Short task: Transcribe the records below exactly as they appear, omitting any pictures.
━━ Given entries
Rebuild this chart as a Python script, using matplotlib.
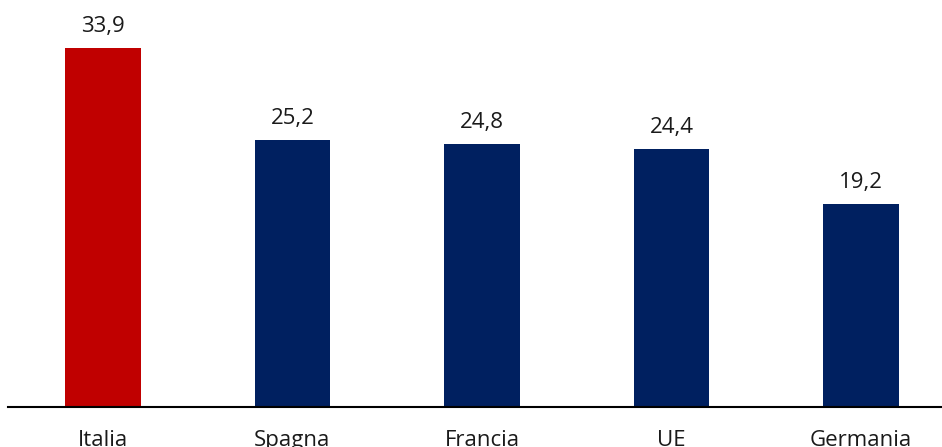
import matplotlib.pyplot as plt

categories = ['Italia', 'Spagna', 'Francia', 'UE', 'Germania']
values = [33.9, 25.2, 24.8, 24.4, 19.2]
colors = ['#C00000', '#002060', '#002060', '#002060', '#002060']

plt.rcParams['font.family'] = ['Open Sans', 'DejaVu Sans']

fig = plt.figure(figsize=(9.42, 4.47), dpi=100)
ax = fig.add_axes([8 / 942, 40 / 447, 934 / 942, 407 / 447])

x = range(len(categories))
bars = ax.bar(x, values, width=0.40, color=colors, zorder=2)

# value labels above each bar, with decimal comma
for b, v in zip(bars, values):
    ax.annotate(f'{v:.1f}'.replace('.', ','),
                (b.get_x() + b.get_width() / 2, v),
                xytext=(0, 15.5), textcoords='offset points',
                ha='center', va='center', fontsize=16, color='#1a1a1a')

ax.set_xlim(-0.501, 4.427)
ax.set_ylim(0, 38.43)
ax.set_xticks(list(x))
ax.set_xticklabels(categories, fontsize=16, color='#1a1a1a')
ax.tick_params(axis='x', length=0, pad=16.5)
ax.set_yticks([])

for s in ['top', 'right', 'left']:
    ax.spines[s].set_visible(False)
ax.spines['bottom'].set_linewidth(1.5)
ax.spines['bottom'].set_color('black')

fig.savefig('out.png', dpi=100)
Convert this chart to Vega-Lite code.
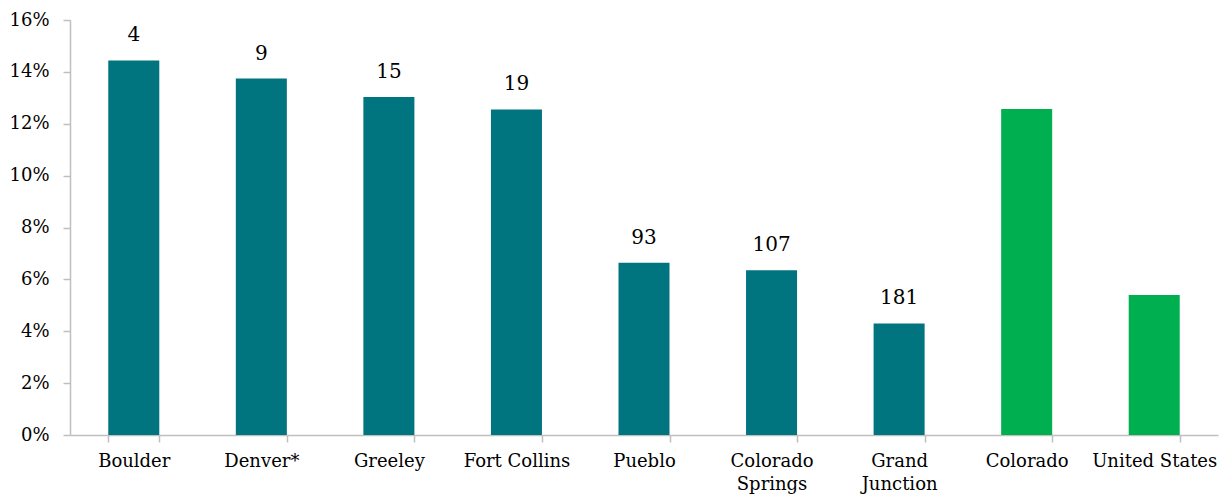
{
  "$schema": "https://vega.github.io/schema/vega-lite/v6.json",
  "width": 1148,
  "height": 415,
  "autosize": {"type": "none"},
  "padding": {"left": 70, "top": 20, "right": 7, "bottom": 68},
  "background": "white",
  "config": {
    "view": {"stroke": null},
    "font": "DejaVu Serif",
    "text": {"font": "DejaVu Serif"},
    "axis": {"labelFont": "DejaVu Serif", "labelColor": "#000000", "domainColor": "#BFBFBF", "tickColor": "#BFBFBF", "domainWidth": 1.5, "tickWidth": 1.5, "grid": false, "title": null}
  },
  "data": {
    "values": [
      {"place": "Boulder", "share": 0.1444, "rank": "4", "group": "city"},
      {"place": "Denver*", "share": 0.1374, "rank": "9", "group": "city"},
      {"place": "Greeley", "share": 0.1303, "rank": "15", "group": "city"},
      {"place": "Fort Collins", "share": 0.1255, "rank": "19", "group": "city"},
      {"place": "Pueblo", "share": 0.0664, "rank": "93", "group": "city"},
      {"place": "Colorado Springs", "share": 0.0635, "rank": "107", "group": "city"},
      {"place": "Grand Junction", "share": 0.0430, "rank": "181", "group": "city"},
      {"place": "Colorado", "share": 0.1257, "rank": "", "group": "area"},
      {"place": "United States", "share": 0.0540, "rank": "", "group": "area"}
    ]
  },
  "encoding": {
    "x": {
      "field": "place",
      "type": "nominal",
      "sort": null,
      "scale": {"paddingInner": 0.6, "paddingOuter": 0.3},
      "axis": {
        "labelAngle": 0,
        "labelFontSize": 18,
        "labelPadding": 10,
        "tickSize": 7,
        "tickBand": "extent",
        "labelLineHeight": 23,
        "labelExpr": "datum.label == 'Colorado Springs' || datum.label == 'Grand Junction' ? split(datum.label, ' ') : datum.label"
      }
    },
    "y": {
      "field": "share",
      "type": "quantitative",
      "scale": {"domain": [0, 0.16], "nice": false},
      "axis": {"values": [0, 0.02, 0.04, 0.06, 0.08, 0.1, 0.12, 0.14, 0.16], "format": ".0%", "labelFontSize": 18, "tickSize": 7, "labelPadding": 14}
    }
  },
  "layer": [
    {
      "mark": {"type": "bar"},
      "encoding": {
        "color": {
          "field": "group",
          "type": "nominal",
          "scale": {"domain": ["city", "area"], "range": ["#00747F", "#00B050"]},
          "legend": null
        }
      }
    },
    {
      "mark": {"type": "text", "baseline": "alphabetic", "dy": -19, "fontSize": 20, "color": "#000000"},
      "encoding": {"text": {"field": "rank"}}
    }
  ]
}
━━━━
Exercise result:
Rebuild this chart as a Python script, using matplotlib.
import matplotlib.pyplot as plt

categories = ['Italia', 'Spagna', 'Francia', 'UE', 'Germania']
values = [33.9, 25.2, 24.8, 24.4, 19.2]
colors = ['#C00000', '#002060', '#002060', '#002060', '#002060']

plt.rcParams['font.family'] = ['Open Sans', 'DejaVu Sans']

fig = plt.figure(figsize=(9.42, 4.47), dpi=100)
ax = fig.add_axes([8 / 942, 40 / 447, 934 / 942, 407 / 447])

x = range(len(categories))
bars = ax.bar(x, values, width=0.40, color=colors, zorder=2)

# value labels above each bar, with decimal comma
for b, v in zip(bars, values):
    ax.annotate(f'{v:.1f}'.replace('.', ','),
                (b.get_x() + b.get_width() / 2, v),
                xytext=(0, 15.5), textcoords='offset points',
                ha='center', va='center', fontsize=16, color='#1a1a1a')

ax.set_xlim(-0.501, 4.427)
ax.set_ylim(0, 38.43)
ax.set_xticks(list(x))
ax.set_xticklabels(categories, fontsize=16, color='#1a1a1a')
ax.tick_params(axis='x', length=0, pad=16.5)
ax.set_yticks([])

for s in ['top', 'right', 'left']:
    ax.spines[s].set_visible(False)
ax.spines['bottom'].set_linewidth(1.5)
ax.spines['bottom'].set_color('black')

fig.savefig('out.png', dpi=100)
Convert this chart to Vega-Lite code.
{
  "$schema": "https://vega.github.io/schema/vega-lite/v6.json",
  "width": 1148,
  "height": 415,
  "autosize": {"type": "none"},
  "padding": {"left": 70, "top": 20, "right": 7, "bottom": 68},
  "background": "white",
  "config": {
    "view": {"stroke": null},
    "font": "DejaVu Serif",
    "text": {"font": "DejaVu Serif"},
    "axis": {"labelFont": "DejaVu Serif", "labelColor": "#000000", "domainColor": "#BFBFBF", "tickColor": "#BFBFBF", "domainWidth": 1.5, "tickWidth": 1.5, "grid": false, "title": null}
  },
  "data": {
    "values": [
      {"place": "Boulder", "share": 0.1444, "rank": "4", "group": "city"},
      {"place": "Denver*", "share": 0.1374, "rank": "9", "group": "city"},
      {"place": "Greeley", "share": 0.1303, "rank": "15", "group": "city"},
      {"place": "Fort Collins", "share": 0.1255, "rank": "19", "group": "city"},
      {"place": "Pueblo", "share": 0.0664, "rank": "93", "group": "city"},
      {"place": "Colorado Springs", "share": 0.0635, "rank": "107", "group": "city"},
      {"place": "Grand Junction", "share": 0.0430, "rank": "181", "group": "city"},
      {"place": "Colorado", "share": 0.1257, "rank": "", "group": "area"},
      {"place": "United States", "share": 0.0540, "rank": "", "group": "area"}
    ]
  },
  "encoding": {
    "x": {
      "field": "place",
      "type": "nominal",
      "sort": null,
      "scale": {"paddingInner": 0.6, "paddingOuter": 0.3},
      "axis": {
        "labelAngle": 0,
        "labelFontSize": 18,
        "labelPadding": 10,
        "tickSize": 7,
        "tickBand": "extent",
        "labelLineHeight": 23,
        "labelExpr": "datum.label == 'Colorado Springs' || datum.label == 'Grand Junction' ? split(datum.label, ' ') : datum.label"
      }
    },
    "y": {
      "field": "share",
      "type": "quantitative",
      "scale": {"domain": [0, 0.16], "nice": false},
      "axis": {"values": [0, 0.02, 0.04, 0.06, 0.08, 0.1, 0.12, 0.14, 0.16], "format": ".0%", "labelFontSize": 18, "tickSize": 7, "labelPadding": 14}
    }
  },
  "layer": [
    {
      "mark": {"type": "bar"},
      "encoding": {
        "color": {
          "field": "group",
          "type": "nominal",
          "scale": {"domain": ["city", "area"], "range": ["#00747F", "#00B050"]},
          "legend": null
        }
      }
    },
    {
      "mark": {"type": "text", "baseline": "alphabetic", "dy": -19, "fontSize": 20, "color": "#000000"},
      "encoding": {"text": {"field": "rank"}}
    }
  ]
}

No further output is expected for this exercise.